Miles Ashley: “The ICE process was a more expensive procurement exercise for bidders and for us, but there are several counter-points to this: We gained a significant increase in overall value and contractors had the opportunity to be paid for their design innovations. Over the long term, the bid costs will reduce dramatically if the process leads to supply chain relationships that are more strategic and less transactional.”

Where are you going next with ICE procurement?

Miles Ashley: “We’ve already repeated use of ICE for procuring contracts for work on the pedestrian tunnel linking the Bakerloo Line to Crossrail at Paddington, with about a 25% increase in value. Now we’re pushing on further with advancing our procurement of capital works contracts.

“We’re talking to the market, seeking long term relationships with specialist contractors and a single integrator, through an eight to 15 year alliance contract, to help us forge close links with different levels of the supply chain. The focus will be on value, because as a client we’re now mature enough with our cost data to know good value when we see it.

“The Treasury and IPA are working on development of new, more efficient, delivery models. On the whole these now rely on a move from transactional to strategic relationships, driven by owners’ or operators’ desired outcomes. The IPA client working group’s Project 13 report due later this year will conclude that infrastructure clients can get more value and efficiency if they engage earlier with the supply chain on the ultimate outcomes they want.”

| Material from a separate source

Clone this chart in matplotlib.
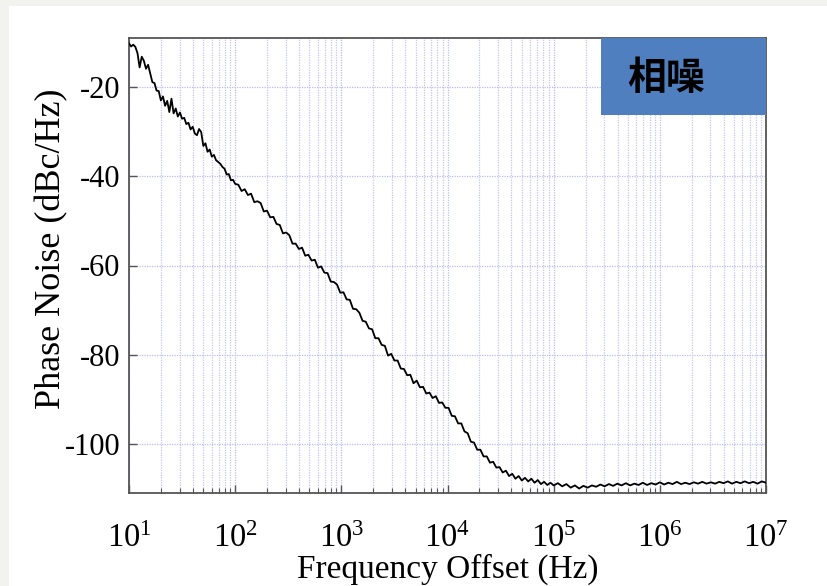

London Underground’s upgrade at Bank has been designed to increase the station's capacity by 40%, improving accessibility and shortening interchange times when it is completed in 2021. Bank is the third busiest station on the Tube network, used by over 52 million passengers per year.

The £563m Bank project – a key part of TfL’s long term plans for increasing train frequency and capacity on the Northern Line – will add a new railway tunnel and platform for the Northern Line at Bank, step-free access to the Northern Line and DLR platforms, three new lifts and 12 new escalators, plus a new station entrance in Cannon Street.